Juan, la cárcel que te encierra te produce carencias, el alimento y el agua te faltan. Pero cuando aprisionas tu fe, la empobreces, te faltan los recursos, y te olvidas que nunca puedes ser pobre cuando te tienes a ti mismo, y a mí contigo. No aprisiones tu fe, por mi poder a los pobres es anunciado el evangelio; Yo soy el que había de venir, y solo yo te basto, no hay necesidad de nada más.

¿Cómo recibiría Juan la respuesta de Jesús? Nunca podremos saberlo. Poco tiempo después sería decapitado. 

Pero estoy seguro que con la respuesta de Jesús experimentó la preparación necesaria para su reencuentro con la Palabra que antes había descendido a él.

Escena III, Jesús habla de Juan a la gente, Mateo 11:7-11

Esta es la escena final en este drama de Adviento. El que vino a preparar el camino para el Señor, terminó sus días en la cárcel, con una duda que le asaltó por un momento y con una respuesta que atesoró en su corazón y que sin saberlo lo preparó para otro encuentro, uno eterno, permanente.
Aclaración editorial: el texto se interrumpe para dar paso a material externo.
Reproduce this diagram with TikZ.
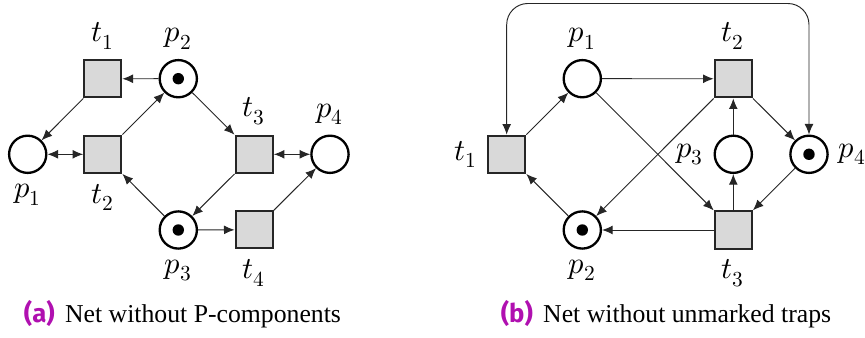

En esta última escena es el turno ahora de Jesús para preguntar. El hace una sola pregunta y la repite tres veces: ¿Qué salisteis a ver al desierto?

Es que otra forma de aprisionar la fe, no es solo cuando nos encerramos en algo, sino que también cuando salimos a buscar algo.

¿Qué buscamos del Adviento? ¿Qué buscamos de la Navidad? ¿Qué buscamos en Dios, de la fe, de la iglesia? Ese buscar se refiere a la actitud con la que nos enfrentamos a la búsqueda que hacemos.

La pregunta de Jesús nos lleva a evaluar nuestros motivos.

Lo que la gente esperaba ver en Juan: una caña movida por el viento, un hombre con vestiduras delicadas, un rey. Esto se refiere a la cárcel del orgullo que impide nuestra búsqueda o a la vanidad que la entorpece.

Lo que Juan era realmente: un profeta humilde. Esto nos habla de la condición esencial para recibir la respuesta de Dios, para ver su poder, para ser liberados.

Jesús nos habla de la grandeza de Juan en sus acciones, pero de su humildad en sus intenciones.

La verdadera grandeza del ser humano consiste en reconocer su necesidad y es por eso que los más pequeños, los más humildes en la vida, son más grandes.

Su grandeza consiste en el ejemplo de humildad que nos proveen, y entre más dispuestos estemos a aprender de ellos, que es la verdadera grandeza, más humildes seremos.

Es el fin del tercer acto. Pero esta vez el telón seguirá abierto porque ahora empieza tu propio drama.

¿Te encuentras en una cárcel y tienes una pregunta que hacerle al Señor?
¿Estás listo o lista para recibir la respuesta personal que Jesús te envía?
¿Cómo serás recordado o recordada cuando hablen de ti?


No aprisiones tu fe. Recuerda que Jesús es verdaderamente aquel quien había de venir y ya no hay necesidad de esperar a nada ni a nadie más. Él es suficiente para nuestra fe.